GOAL:
The lines to extract run from the start of the records through the line with "const y = d3.scaleLinear().domain([0, 3.6]).range([249, 65]);", both ends included; drop the pictures.

Lines of data:
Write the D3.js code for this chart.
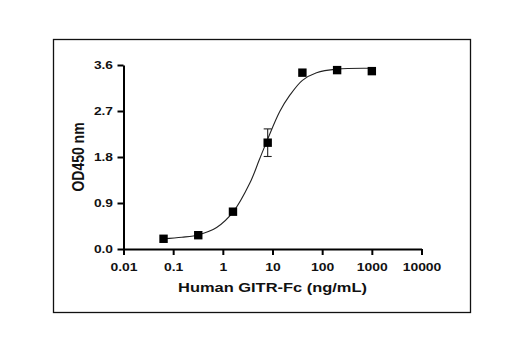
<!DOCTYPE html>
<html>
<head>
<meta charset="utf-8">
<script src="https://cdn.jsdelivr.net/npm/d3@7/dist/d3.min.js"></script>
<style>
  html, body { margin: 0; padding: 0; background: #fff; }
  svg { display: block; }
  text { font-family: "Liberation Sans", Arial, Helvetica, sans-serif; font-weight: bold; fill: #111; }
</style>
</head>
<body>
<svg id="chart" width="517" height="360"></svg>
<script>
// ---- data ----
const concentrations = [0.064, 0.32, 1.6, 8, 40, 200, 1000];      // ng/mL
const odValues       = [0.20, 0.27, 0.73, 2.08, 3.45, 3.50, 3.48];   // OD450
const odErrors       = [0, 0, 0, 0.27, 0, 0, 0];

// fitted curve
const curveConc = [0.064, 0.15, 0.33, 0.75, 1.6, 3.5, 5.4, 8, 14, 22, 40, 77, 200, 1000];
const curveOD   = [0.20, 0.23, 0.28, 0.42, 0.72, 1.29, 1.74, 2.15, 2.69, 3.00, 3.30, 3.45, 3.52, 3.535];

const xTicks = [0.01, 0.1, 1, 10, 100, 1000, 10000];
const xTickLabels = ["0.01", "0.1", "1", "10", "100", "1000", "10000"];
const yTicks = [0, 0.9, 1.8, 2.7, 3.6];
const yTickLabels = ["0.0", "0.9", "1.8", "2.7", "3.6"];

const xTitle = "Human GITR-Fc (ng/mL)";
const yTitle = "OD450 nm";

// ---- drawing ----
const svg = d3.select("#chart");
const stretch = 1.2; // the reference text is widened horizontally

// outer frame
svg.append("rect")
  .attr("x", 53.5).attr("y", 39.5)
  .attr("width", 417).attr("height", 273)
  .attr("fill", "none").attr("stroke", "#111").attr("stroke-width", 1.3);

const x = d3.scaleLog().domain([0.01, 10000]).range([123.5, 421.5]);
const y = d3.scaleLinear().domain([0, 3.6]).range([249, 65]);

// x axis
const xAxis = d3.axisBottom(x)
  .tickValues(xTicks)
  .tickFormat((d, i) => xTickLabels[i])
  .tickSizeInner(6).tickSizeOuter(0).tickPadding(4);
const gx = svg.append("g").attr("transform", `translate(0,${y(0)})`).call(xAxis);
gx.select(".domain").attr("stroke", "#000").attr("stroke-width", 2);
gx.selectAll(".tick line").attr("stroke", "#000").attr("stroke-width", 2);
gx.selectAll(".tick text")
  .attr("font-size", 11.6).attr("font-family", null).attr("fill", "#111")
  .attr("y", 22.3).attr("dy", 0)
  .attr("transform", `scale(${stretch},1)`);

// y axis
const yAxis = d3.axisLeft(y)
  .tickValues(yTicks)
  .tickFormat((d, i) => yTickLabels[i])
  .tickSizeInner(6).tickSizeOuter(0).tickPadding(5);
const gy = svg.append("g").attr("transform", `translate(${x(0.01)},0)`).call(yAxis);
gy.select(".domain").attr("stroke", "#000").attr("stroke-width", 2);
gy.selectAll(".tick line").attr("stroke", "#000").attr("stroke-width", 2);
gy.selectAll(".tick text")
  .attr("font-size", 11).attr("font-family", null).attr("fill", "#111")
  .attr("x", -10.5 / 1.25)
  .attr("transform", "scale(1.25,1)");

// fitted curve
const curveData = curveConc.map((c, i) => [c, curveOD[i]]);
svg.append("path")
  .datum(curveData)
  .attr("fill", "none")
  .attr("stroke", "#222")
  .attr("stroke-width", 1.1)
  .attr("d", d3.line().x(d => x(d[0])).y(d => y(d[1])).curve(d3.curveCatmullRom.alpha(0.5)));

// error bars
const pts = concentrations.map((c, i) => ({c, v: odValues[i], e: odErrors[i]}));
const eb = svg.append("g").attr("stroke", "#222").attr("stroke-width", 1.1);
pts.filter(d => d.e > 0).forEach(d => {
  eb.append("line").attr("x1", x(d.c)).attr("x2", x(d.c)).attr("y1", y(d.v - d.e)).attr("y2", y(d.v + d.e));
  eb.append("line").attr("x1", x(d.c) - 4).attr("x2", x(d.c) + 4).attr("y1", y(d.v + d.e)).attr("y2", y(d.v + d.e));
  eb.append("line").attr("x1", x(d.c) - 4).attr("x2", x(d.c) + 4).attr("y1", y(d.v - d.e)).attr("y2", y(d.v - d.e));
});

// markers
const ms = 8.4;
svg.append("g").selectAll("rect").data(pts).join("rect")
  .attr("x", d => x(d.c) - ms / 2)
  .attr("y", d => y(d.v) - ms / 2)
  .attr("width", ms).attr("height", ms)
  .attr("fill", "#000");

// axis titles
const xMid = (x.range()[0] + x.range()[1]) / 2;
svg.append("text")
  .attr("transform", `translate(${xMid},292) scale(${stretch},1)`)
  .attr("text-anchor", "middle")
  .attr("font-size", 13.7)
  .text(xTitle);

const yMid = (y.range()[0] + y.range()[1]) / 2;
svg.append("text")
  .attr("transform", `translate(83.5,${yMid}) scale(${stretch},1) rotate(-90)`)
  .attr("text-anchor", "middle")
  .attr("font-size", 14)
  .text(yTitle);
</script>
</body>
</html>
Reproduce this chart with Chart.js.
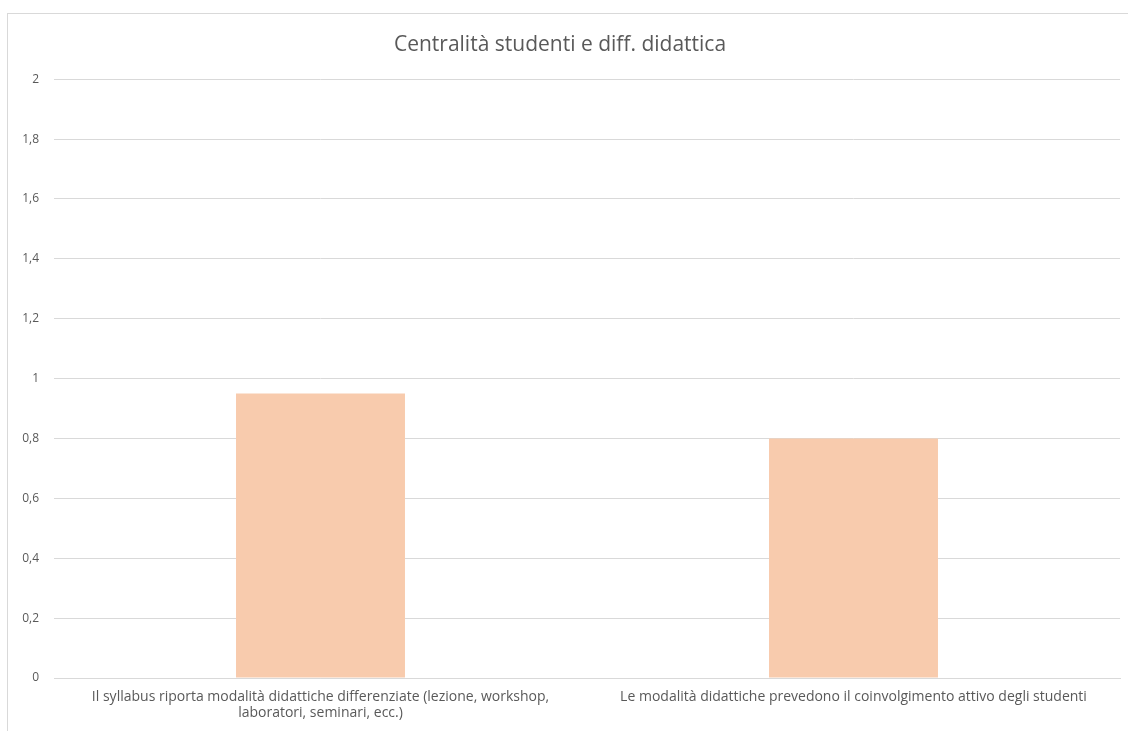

EXERCISE ANSWER:
Write the D3.js code for this chart.
<!DOCTYPE html>
<html>
<head>
<meta charset="utf-8">
<script src="https://cdn.jsdelivr.net/npm/d3@7/dist/d3.min.js"></script>
<style>
  html, body { margin: 0; padding: 0; background: #fff; }
  svg { display: block; }
  text { font-family: "Liberation Sans", Arial, Helvetica, sans-serif; font-weight: bold; fill: #111; }
</style>
</head>
<body>
<svg id="chart" width="517" height="360"></svg>
<script>
// ---- data ----
const concentrations = [0.064, 0.32, 1.6, 8, 40, 200, 1000];      // ng/mL
const odValues       = [0.20, 0.27, 0.73, 2.08, 3.45, 3.50, 3.48];   // OD450
const odErrors       = [0, 0, 0, 0.27, 0, 0, 0];

// fitted curve
const curveConc = [0.064, 0.15, 0.33, 0.75, 1.6, 3.5, 5.4, 8, 14, 22, 40, 77, 200, 1000];
const curveOD   = [0.20, 0.23, 0.28, 0.42, 0.72, 1.29, 1.74, 2.15, 2.69, 3.00, 3.30, 3.45, 3.52, 3.535];

const xTicks = [0.01, 0.1, 1, 10, 100, 1000, 10000];
const xTickLabels = ["0.01", "0.1", "1", "10", "100", "1000", "10000"];
const yTicks = [0, 0.9, 1.8, 2.7, 3.6];
const yTickLabels = ["0.0", "0.9", "1.8", "2.7", "3.6"];

const xTitle = "Human GITR-Fc (ng/mL)";
const yTitle = "OD450 nm";

// ---- drawing ----
const svg = d3.select("#chart");
const stretch = 1.2; // the reference text is widened horizontally

// outer frame
svg.append("rect")
  .attr("x", 53.5).attr("y", 39.5)
  .attr("width", 417).attr("height", 273)
  .attr("fill", "none").attr("stroke", "#111").attr("stroke-width", 1.3);

const x = d3.scaleLog().domain([0.01, 10000]).range([123.5, 421.5]);
const y = d3.scaleLinear().domain([0, 3.6]).range([249, 65]);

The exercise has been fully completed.